A thorough reading of the plan reveals some stunning contradictions:
- The plan acknowledges that organic standards have zero tolerance for GMO presence in organic products, yet it never mentions that expert testimony clearly stated this would be impossible and/or impractical.
- The plan lists a number of “Best Management Practices” to be employed by growers, yet fails to admit that the growers consulted did not have an answer as to their capacity to perform them.
- Van Acker noted that because alfalfa is a crop and not a weed, herbicide references for volunteer control are “almost non-existent,” inadequate, or uneconomical; the plan omits this reality and simply advises farmers to use herbicides listed in provincial guides for weed control to control volunteer alfalfa.
- The plan references the studies Van Acker used to demonstrate the threat of feral alfalfa
(as described above) to support the statement that “feral alfalfa is not expected to be a major risk for GM gene flow.”
- Workshop presenters were clear and apparently unanimous that they had no desire to see RR alfalfa introduced (therefore obviating the need for a plan for coexistence).
- Stakeholders expressed skepticism that coexistence would be possible, and scientific experts presented evidence supporting the same conclusion.
- CSTA moved forward to develop a plan to “allow all hay production systems to be successful in Eastern Canada.”
- A true plan for coexistence would address current agronomic, economic, regulatory, and marketing realities, apprise stakeholders of the existing obstacles to coexistence, and recommend means to address these challenges.

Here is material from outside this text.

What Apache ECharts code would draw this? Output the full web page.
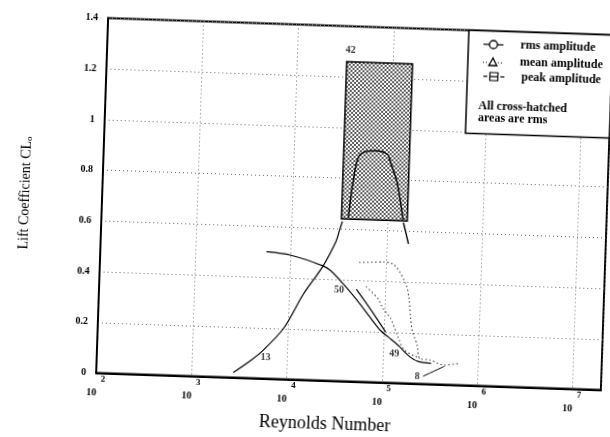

In contrast, the CSTA plan by turns glosses over, ignores, and fails to recognize the significance of all of these in an apparent effort to justify a preordained conclusion.
What’s most unfortunate here, as is demonstrated by the recent news from Washington, is that those who will pay the highest price for the consequences of premature commercialization are the farmers who do not use the technology and derive no benefit from it. Coexistence is a laudable goal, but the process and the results must respect stakeholder input and be evidence-based. This plan fails on both counts.
The CSTA’s plan for coexistence amounts to little more than a public relations tool, and as such it does a grave disservice to Canada’s agricultural sector.